NWA Times 3 January 2009

 

A moratorium on coal plants

 

         Is Fayetteville a great pro-sustainability town or what?  Just consider the Downtown Master Plan, City Plan 2025, our sensitive city planning staff, the trash recycling program, our trails, our many sustainability awards, the Eva Klein & Associates economic development strategy emphasizing sustainability as our "niche of competency," and our four pro-environment candidates for mayor this fall.  What could be better? 

         And now comes Mayor Coody with a city council resolution on global warming.  I'm not normally a big fan of city council resolutions on national issues, but there are and should be exceptions.  In this green city with a mostly green council, it's appropriate that our mayor, who has been actively concerned about this issue for years, proposed this resolution.  It passed 7-1. 
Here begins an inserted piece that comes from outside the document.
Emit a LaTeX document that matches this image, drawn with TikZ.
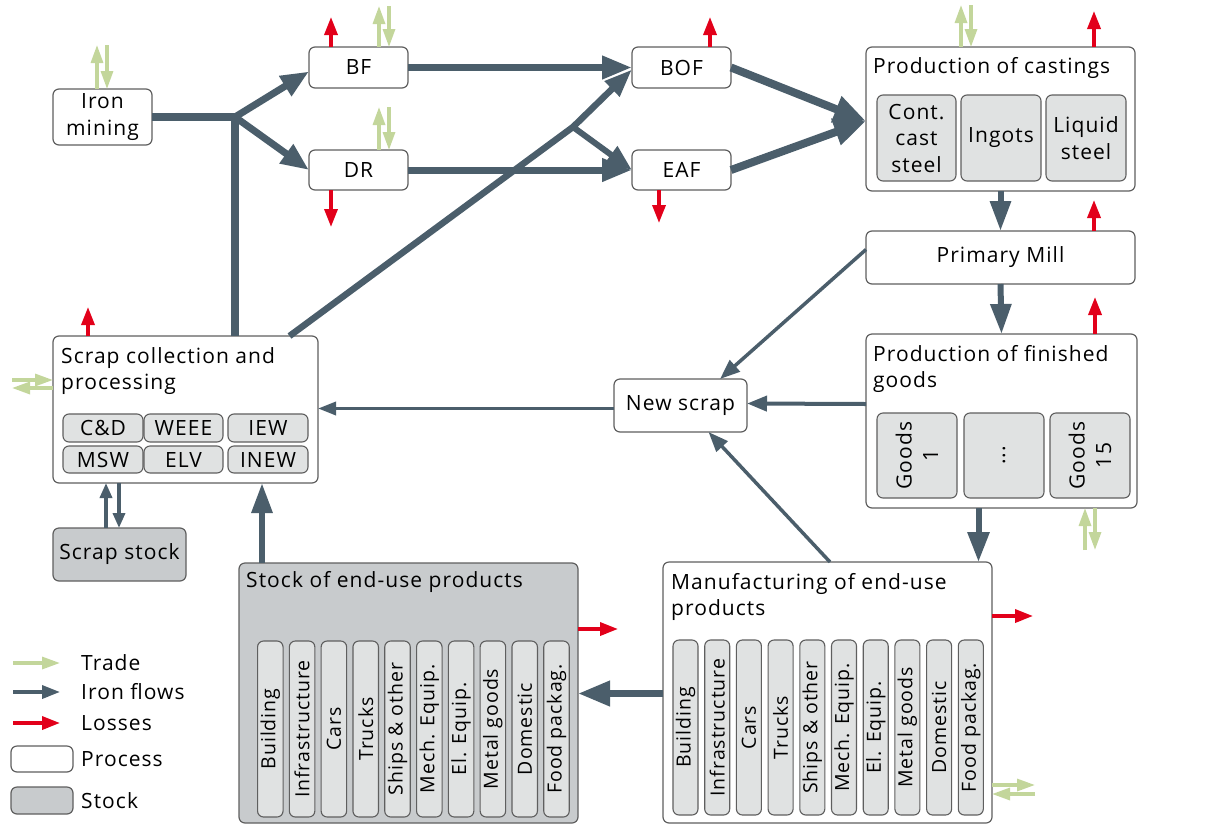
\documentclass[tikz,border=0pt]{standalone}
\usepackage{fontspec}
\setmainfont{Open Sans}[LetterSpace=5]
\usetikzlibrary{arrows.meta}
\definecolor{flow}{RGB}{75,94,107}
\definecolor{trade}{RGB}{195,214,155}
\definecolor{loss}{RGB}{226,0,26}
\definecolor{subfill}{RGB}{224,226,226}
\definecolor{stockfill}{RGB}{200,203,205}
\definecolor{bord}{RGB}{95,95,95}
\newcommand\pbox[7]{\node[#2, anchor=north west, minimum width={#5-#3}, minimum height={#6-#4}] (#1) at (#3,#4) {#7};}
\begin{document}
\begin{tikzpicture}[x=1pt,y=-1pt,
  every node/.style={font=\fontsize{21}{26.5}\selectfont, text=black},
  proc/.style={draw=bord, line width=1.2pt, rounded corners=6pt, fill=white, inner sep=0pt, outer sep=0pt, align=center},
  stk/.style={proc, fill=stockfill},
  sub/.style={draw=bord, line width=1.1pt, rounded corners=6pt, fill=subfill, inner sep=0pt, outer sep=0pt, align=center},
  vsub/.style={sub, rotate=90, font=\fontsize{19.5}{24}\selectfont},
  lbl/.style={inner sep=0pt, anchor=base west, align=left},
  fl/.style n args={3}{draw=flow, line width=#1, -{Triangle[length=#2, width=#3]}},
  lossar/.style={draw=loss, line width=3.5pt, -{Triangle[length=18pt, width=13pt]}},
  tradear/.style={draw=trade, line width=3.2pt, -{Triangle[length=18pt, width=12pt]}}]
\useasboundingbox (0,0) rectangle (1215,825);

% process boxes
\pbox{iron}{proc}{53}{89}{152}{145}{Iron\\mining}
\pbox{bf}{proc}{309}{47}{408}{88}{BF}
\pbox{dr}{proc}{309}{150}{408}{190}{DR}
\pbox{bof}{proc}{632}{47}{731}{88}{BOF}
\pbox{eaf}{proc}{632}{150}{731}{190}{EAF}
\pbox{cast}{proc}{866}{47}{1135}{191}{}
\pbox{mill}{proc}{866}{231}{1135}{284}{Primary Mill}
\pbox{fin}{proc}{866}{334}{1137}{508}{}
\pbox{news}{proc}{614}{379}{747}{432}{New scrap}
\pbox{scrap}{proc}{53}{336}{318}{483}{}
\pbox{sstock}{stk}{53}{528}{186}{581}{Scrap stock}
\pbox{euse}{stk}{239}{563}{578}{823}{}
\pbox{manu}{proc}{663}{562}{992}{823}{}

% titles (base anchor = last line's baseline)
\node[lbl] (castT) at (873,73) {Production of castings};
\node[lbl] (finT) at (873,387.5) {Production of finished\\goods};
\node[lbl] (scrapT) at (61,389.5) {Scrap collection and\\processing};
\node[lbl] (euseT) at (246,587) {Stock of end-use products};
\node[lbl] (manuT) at (671,615.5) {Manufacturing of end-use\\products};

% castings sub-boxes
\pbox{cc}{sub}{877}{95}{956}{181}{Cont.\\cast\\steel}
\pbox{ing}{sub}{961}{95}{1041}{181}{Ingots}
\pbox{liq}{sub}{1046}{95}{1126}{181}{Liquid\\steel}

% finished goods sub-boxes
\node[sub, rotate=90, minimum width=85, minimum height=80] (g1) at (917,455.5) {Goods\\1};
\node[sub, rotate=90, minimum width=85, minimum height=80] (gd) at (1004,455.5) {...};
\node[sub, rotate=90, minimum width=85, minimum height=80] (g15) at (1090,455.5) {Goods\\15};

% scrap sub-boxes
\pbox{cd}{sub}{63}{414}{143}{442}{C\&D}
\pbox{weee}{sub}{144}{414}{223}{442}{WEEE}
\pbox{iew}{sub}{228}{414}{308}{442}{IEW}
\pbox{msw}{sub}{63}{446}{143}{473}{MSW}
\pbox{elv}{sub}{144}{446}{223}{473}{ELV}
\pbox{inew}{sub}{228}{446}{308}{473}{INEW}

% end-use sub-boxes
\foreach \t [count=\i from 0] in {Building,Infrastructure,Cars,Trucks,Ships \& other,Mech. Equip.,El. Equip.,Metal goods,Domestic,Food packag.}{
  \node[vsub, minimum width=176, minimum height=25.5] (e\i) at (270.3+31.8*\i,729) {\t};
  \node[vsub, minimum width=175, minimum height=25] (m\i) at (685.5+31.7*\i,727.5) {\t};
}

% iron flows
\coordinate (j1) at (235,117);
\coordinate (j2) at (573,127);
\coordinate (s0) at ([xshift=104pt]scrap.north);
\draw[draw=flow, line width=7.5pt, line join=miter] (iron.east) -- (j1) -- (j1 |- scrap.north);
\draw[fl={7pt}{28pt}{22pt}] (j1) -- ([yshift=-4pt]bf.west);
\draw[fl={7pt}{28pt}{22pt}] (j1) -- (dr.west);
\draw[fl={7pt}{30pt}{22pt}] (bf.east) -- (bof.west);
\draw[fl={7pt}{30pt}{22pt}] (dr.east) -- (eaf.west);
\draw[fl={6.5pt}{28pt}{20pt}, line join=round] (s0) -- (j2) -- ([yshift=-2pt]bof.west);
\draw[fl={6pt}{26pt}{20pt}] (j2) -- (eaf.west);
\coordinate (cin) at ([yshift=-2pt]cast.west);
\draw[fl={8pt}{32pt}{26pt}] (bof.east) -- (cin);
\draw[fl={8pt}{32pt}{26pt}] (eaf.east) -- (cin);
\draw[fl={6pt}{30pt}{20pt}] (cast.south) -- (mill.north);
\draw[fl={6pt}{30pt}{20pt}] (mill.south) -- (fin.north);
\draw[fl={6pt}{30pt}{21pt}] ([xshift=-23pt]fin.south) -- ([xshift=-23pt]fin.south |- manu.north);
\draw[fl={3.5pt}{20pt}{15pt}] ([yshift=8pt]mill.west) -- ([xshift=106pt]news.north west);
\draw[fl={4pt}{20pt}{15pt}] ([yshift=17pt]fin.west) -- ([yshift=2pt]news.east);
\draw[fl={3.5pt}{20pt}{15pt}] ([xshift=2.5pt]manu.north) -- ([xshift=28pt]news.south);
\draw[fl={3.5pt}{18pt}{13pt}] ([yshift=-3pt]news.west) -- ([yshift=-3pt]news.west -| scrap.east);
\draw[fl={7pt}{32pt}{24pt}] ([yshift=-1pt]manu.west) -- ([yshift=-1pt]manu.west -| euse.east);
\draw[fl={6pt}{30pt}{20pt}] ([xshift=23pt]euse.north west) -- ([xshift=23pt]euse.north west |- scrap.south);
\draw[fl={3.5pt}{15pt}{12pt}] ([xshift=53pt]sstock.north west) -- ([xshift=53pt]sstock.north west |- scrap.south);
\draw[fl={3.5pt}{15pt}{12pt}] ([xshift=66pt]sstock.north west |- scrap.south) -- ([xshift=66pt]sstock.north west);

% losses
\draw[lossar] ([xshift=-27.5pt]bf.north) -- ++(0,-30);
\draw[lossar] ([xshift=-27.5pt]dr.south) -- ++(0,37);
\draw[lossar] ([xshift=28.5pt]bof.north) -- ++(0,-30);
\draw[lossar] ([xshift=-22.5pt]eaf.south) -- ++(0,33);
\draw[lossar] ([xshift=93.5pt]cast.north) -- ++(0,-36);
\draw[lossar] ([xshift=93.5pt]mill.north) -- ++(0,-31);
\draw[lossar] ([xshift=93.5pt]fin.north) -- ++(0,-37);
\draw[lossar] ([xshift=35pt]scrap.north west) -- ++(0,-29);
\draw[lossar] (euse.east |- 0,629) -- ++(40,0);
\draw[lossar] (manu.east |- 0,616) -- ++(41,0);

% trade
\draw[tradear] ([xshift=-5.5pt]iron.north) -- ++(0,-44);
\draw[tradear] ([xshift=4.5pt]iron.north) ++(0,-44) -- ([xshift=4.5pt]iron.north);
\draw[tradear] ([xshift=20.5pt]bf.north) -- ++(0,-41);
\draw[tradear] ([xshift=30.5pt]bf.north) ++(0,-41) -- ([xshift=30.5pt]bf.north);
\draw[tradear] ([xshift=20.5pt]dr.north) -- ++(0,-43);
\draw[tradear] ([xshift=30.5pt]dr.north) ++(0,-43) -- ([xshift=30.5pt]dr.north);
\draw[tradear] ([xshift=-39.5pt]cast.north) -- ++(0,-42);
\draw[tradear] ([xshift=-29.5pt]cast.north) ++(0,-42) -- ([xshift=-29.5pt]cast.north);
\draw[tradear] ([xshift=83.5pt]fin.south) ++(0,42) -- ([xshift=83.5pt]fin.south);
\draw[tradear] ([xshift=93.5pt]fin.south) -- ++(0,42);
\draw[tradear] (12,380) -- (scrap.west |- 0,380);
\draw[tradear] (scrap.west |- 0,388) -- (12,388);
\draw[tradear] (manu.east |- 0,785) -- ++(43,0);
\draw[tradear] (1035,794) -- (manu.east |- 0,794);

% legend
\coordinate (lt0) at (13,663); \coordinate (lt1) at (60,663);
\coordinate (lf0) at (13,692); \coordinate (lf1) at (60,692);
\coordinate (ll0) at (13,723); \coordinate (ll1) at (60,723);
\draw[tradear] (lt0) -- (lt1);
\draw[fl={3.5pt}{18pt}{13pt}] (lf0) -- (lf1);
\draw[lossar] (ll0) -- (ll1);
\node[anchor=west, inner sep=0pt] (ltT) at (81,663) {Trade};
\node[anchor=west, inner sep=0pt] (lfT) at (81,692) {Iron flows};
\node[anchor=west, inner sep=0pt] (llT) at (81,723) {Losses};
\pbox{lp}{proc}{11}{746}{73}{772}{}
\pbox{ls}{stk}{11}{787}{73}{814}{}
\node[anchor=west, inner sep=0pt] (lpT) at (81,759) {Process};
\node[anchor=west, inner sep=0pt] (lsT) at (81,801) {Stock};
\end{tikzpicture}
\end{document}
         The resolution proclaims that Fayetteville supports a moratorium on the construction of new coal-fired power plants in Arkansas.  This is just right.  Here's why. 

         Hundreds of knowledgeable climate scientists have expressed alarm about polar ice cap melting.  Arctic ocean sea ice has plummeted for years and is approaching (or may have passed) a tipping point beyond which total loss is inevitable.  Once the sea ice goes, Greenland ice might be close behind because ice has a much higher reflectivity than ocean water.  So a watery Arctic exposed to the summer sun absorbs far more energy than an icy Arctic. This causes more melting, which causes more absorption, and so forth--a vicious circle.  Some scientists think the kilometers-thick Greenland ice sheet, if surrounded by a watery Arctic, will not survive.  If the ice sheet goes, so will the world's great coastal cities:  Sea levels will rise several meters by 2100 or 2200. 
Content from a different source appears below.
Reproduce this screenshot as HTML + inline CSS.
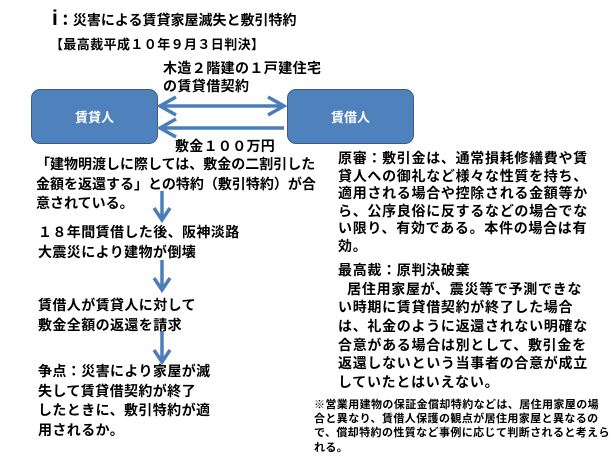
<!DOCTYPE html>
<html><head><meta charset="utf-8"><style>
body{margin:0;width:612px;height:459px;background:#fff;position:relative;overflow:hidden;font-family:"Liberation Sans","Noto Sans CJK JP",sans-serif;font-weight:bold;color:#000}
.t{position:absolute;white-space:nowrap;font-size:14px}
.t span{display:block;height:17.5px;line-height:17.5px;overflow:visible}
.l span{height:19.5px;line-height:19.5px}
.r span{height:18.7px;line-height:18.7px}
.f span{height:14.2px;line-height:14.2px}
.box{position:absolute;background:#4f81bd;border:1px solid #385d8a;border-radius:9px;color:#fff;font-size:13px;display:flex;align-items:center;justify-content:center}
</style></head><body>
<div class="t" style="left:52px;top:7px"><span style="height:24px;line-height:24px"><b style="font-size:21px">i</b><b style="font-size:15px">：</b>災害による賃貸家屋滅失と敷引特約</span></div>
<div class="t" style="left:50px;top:36px;font-size:13px;letter-spacing:0.4px"><span>【最高裁平成１０年９月３日判決】</span></div>
<div class="t" style="left:163px;top:60px;letter-spacing:0.4px"><span>木造２階建の１戸建住宅</span><span>の賃貸借契約</span></div>
<div class="box" style="left:31px;top:89px;width:125px;height:53px">賃貸人</div>
<div class="box" style="left:287px;top:89px;width:125px;height:53px">賃借人</div>
<svg style="position:absolute;left:0;top:0" width="612" height="459">
<g stroke="#4a7ebb" stroke-width="3.5" fill="none">
<line x1="160" y1="106" x2="284" y2="106"/>
<polyline points="176,97 160,106 176,115"/>
<polyline points="268,97 284,106 268,115"/>
<line x1="160" y1="128" x2="284" y2="128"/>
<polyline points="176,119 160,128 176,137"/>
<line x1="162" y1="191" x2="162" y2="220"/>
<polyline points="154,208 162,220 170,208"/>
<line x1="162" y1="260" x2="162" y2="290"/>
<polyline points="154,278 162,290 170,278"/>
<line x1="162" y1="331" x2="162" y2="362"/>
<polyline points="154,350 162,362 170,350"/>
</g></svg>
<div class="t" style="left:175px;top:138px;letter-spacing:0.3px"><span>敷金１００万円</span></div>
<div class="t l" style="left:36px;top:155px"><span>「建物明渡しに際しては、敷金の二割引した</span><span>金額を返還する」との特約（敷引特約）が合</span><span>意されている。</span></div>
<div class="t l" style="left:38px;top:223px;letter-spacing:0.4px"><span>１８年間賃借した後、阪神淡路</span><span>大震災により建物が倒壊</span></div>
<div class="t l" style="left:38px;top:296px;letter-spacing:0.4px"><span>賃借人が賃貸人に対して</span><span>敷金全額の返還を請求</span></div>
<div class="t l" style="left:38px;top:362px;letter-spacing:0.4px"><span>争点：災害により家屋が滅</span><span>失して賃貸借契約が終了</span><span>したときに、敷引特約が適</span><span>用されるか。</span></div>
<div class="t" style="left:338px;top:150px;letter-spacing:0.7px"><span>原審：敷引金は、通常損耗修繕費や賃</span><span>貸人への御礼など様々な性質を持ち、</span><span>適用される場合や控除される金額等か</span><span>ら、公序良俗に反するなどの場合でな</span><span>い限り、有効である。本件の場合は有</span><span>効。</span></div>
<div class="t r" style="left:338px;top:261px;letter-spacing:0.7px"><span>最高裁：原判決破棄</span><span>&nbsp;&nbsp;居住用家屋が、震災等で予測できな</span><span>い時期に賃貸借契約が終了した場合</span><span>は、礼金のように返還されない明確な</span><span>合意がある場合は別として、敷引金を</span><span>返還しないという当事者の合意が成立</span><span>していたとはいえない。</span></div>
<div class="t f" style="left:314px;top:398px;font-size:11px;letter-spacing:0.4px"><span>※営業用建物の保証金償却特約などは、居住用家屋の場</span><span>合と異なり、賃借人保護の観点が居住用家屋と異なるの</span><span>で、償却特約の性質など事例に応じて判断されると考えら</span><span>れる。</span></div>
</body></html>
         There are other nasty instabilities, and there's a similar problem in the Antarctic.  Many scientists, including NASA's James Hansen, head of NASA's Goddard Institute for Space Studies, have authored peer-reviewed scientific papers expressing alarm about this threat.  Their first recommendation is a moratorium on coal-fired power plants until they can sequester their carbon. 

         Carbon capture and storage (CCS, or "sequestration") technology is being intensely pursued by coal companies and energy labs.  The hope is that, before burning, coal can be turned into an energy-rich gas, carbon dioxide (CO2) can be extracted from that gas and stored permanently underground, and most of the energy (now in the form of hydrogen gas) can then be released by burning.  This will raise the price of coal-generated electricity and is not expected to be ready for at least ten years. 

         Although it's uncertain whether CCS will ever be ready, we must hope for its success because without it China and other nations will continue using unsequestered coal.  CCS and a coming government-imposed CO2 cap-and-trade system will impose appropriate costs on coal, which has until now been allowed to escape its so-called "external" environmental costs.  This will help level the playing field for other energy sources such as wind and solar. 

         The call for a moratorium on coal has become a national movement.  Representative Henry Waxman has introduced a bill imposing a national moratorium.  In Arkansas, Judge David Newbern--the dissenter in the Public Service Commission's 2-to-1 decision to grant the planned Turk plant near Texarkana permission to operate--and the Governor's Commission on Global Warming have called for a similar measure. 

         Arkansas environmentalists were blind-sided by the Turk plant and by another new plant near Osceola.  The Osceola plant was approved and the Turk plant was well along toward approval before most of us woke up to the issue.  Other nearby planned plants include Shady Point 2 just over the Oklahoma border near Fort Smith, and Hugo 2 in southeastern Oklahoma.  A plant near Sallisaw, Oklahoma, was recently defeated by economics and local opposition. 

         New plants need to be stopped until they are sequestered.  The national environmental movement should strike a tacit bargain with electricity suppliers:  Industry should agree to no new unsequestered coal-fired plants, while environmentalists should encourage CCS research and demonstration CCS power plants.  It's a healthy bargain for both parties. 

         About 100 new coal plants are planned for the U.S. during the next decade, and 1000 for the world.  The main quick alternative is energy efficiency.  The Commission on Global Warming recommended that Arkansas do as several other states are doing and make "demand-side management" a responsibility of utility companies.  The idea is that utilities help their customers finance and install such cost-saving efficiencies as improved insulation.  Utilities are then reimbursed with rate increases.  Paradoxically, this saves customers' money because total energy use declines so much that customer bills are cheaper despite the higher rates.  The reason this works is that America's energy use is so bloated that there's a fortune to be made in energy efficiency.  Over the longer term, there are many new and innovative forms of renewable energy.  Read Fred Krupp's book Earth: The Sequel for descriptions of a fascinating assortment of these. 

         America needs to lead the way in imposing a moratorium on coal until CCS is ready.  If America leads, the Chinese will not be far behind, and probably India as well.  When the U.S. and Europe set stringent limits on particulate emissions from coal plants, and again when these countries regulated sulfur dioxide emissions, China soon followed.  But they expect the more advanced countries to move first. 

         I've studied enough of the science on this to be certain that there is a significant risk of catastrophic sea-level rise if we go ahead with all the planned unsequestered coal plants.  It's a risk we simply cannot take, and that we need not take.